Bought & Sold: Scotland, Jamaica and Slavery
- Author: Kate Phillips
- Genre: Non-fiction, history
- Published: Edinburgh, Scotland
- Publisher: Luath Press
- Publication date: 2022
- ISBN: 9781910022559

= Bought & Sold: Scotland, Jamaica and Slavery =

2022 non-fiction book by Kate Phillips

Bought & Sold - Scotland, Jamaica and Slavery is a 2022 non-fiction book by Kate Phillips. It documents the role of Scottish people and Scottish companies in the Atlantic slave trade between 1707 and 1834.

== Publication and author ==
Bought & Sold was written by Kate Phillips, a retired social development specialist from Glasgow University. It was published by Luath Press in 2022. Phillips used old newspaper reports, and records of parliamentary debates to inform her writing.

The dust jacket of the book quotes Geoff Palmer: "No human being should be 'bought and sold' but this powerful book describes the buying and selling of black people as chattel slaves and the terrible consequences or this legal trade".

== Synopsis ==
The book documents the deep extent to which Scottish people were involved in, and profiting from, the Atlantic slave trade, with specific focus on Jamaica. It highlights that Scotland undertook a leading role in slavery in the 18th and early 19th century. It details how Scottish companies and Scottish entrepreneurs benefited from the slave trade, starting after the 1707 Acts of Union with England. Examples of the profiteers include leading Scottish families: the Malcolms of Argyll, the Hamiltons of Ayrshire, and the Oswalds of Glasgow. It notes that almost 50% of the slave traders in Jamaica were Scottish men, who owned and abused slaves, fathering thousands of children, often born from rape. It points out that Scottish men, despite representing about 10% of the United Kingdom's population, represented about a third of British slave traders.
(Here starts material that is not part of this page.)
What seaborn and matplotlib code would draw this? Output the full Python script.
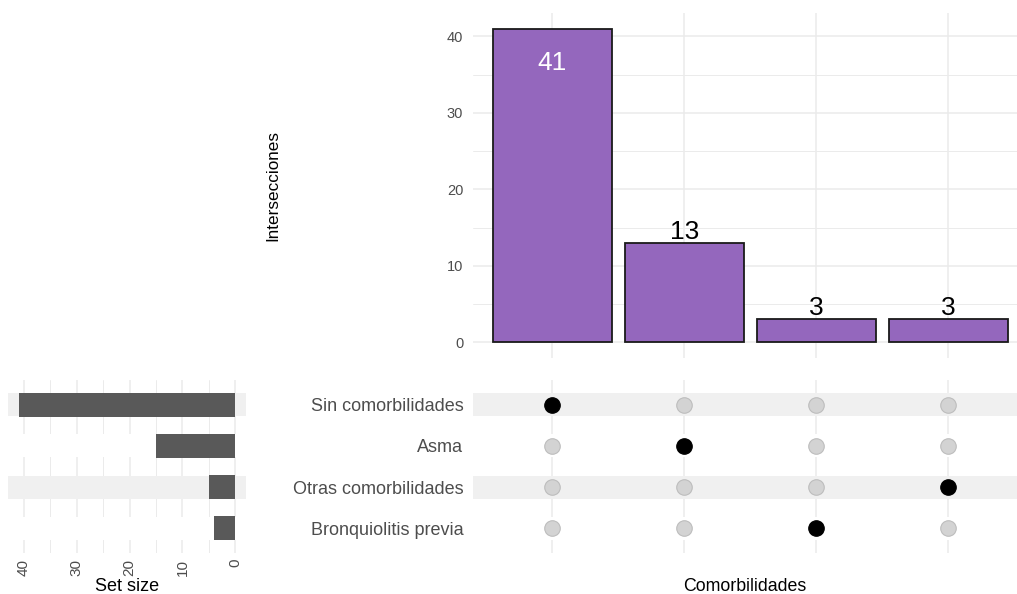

The book notes that after decades of ideological debate, the slave trade ended in 1834, with compensation payments being paid to slave owners. It describes modern racism in Scotland as a legacy of slavery, and it notes the modern tendency for Scottish people to be more comfortable talking about the Scottish role in slavery abolition rather than acknowledging the Scottish role in slavery.

== Critical reception ==
Joyce McMillan, writing in The Scotsman described the book as "vitally important", "comprehensive", and "breathtaking".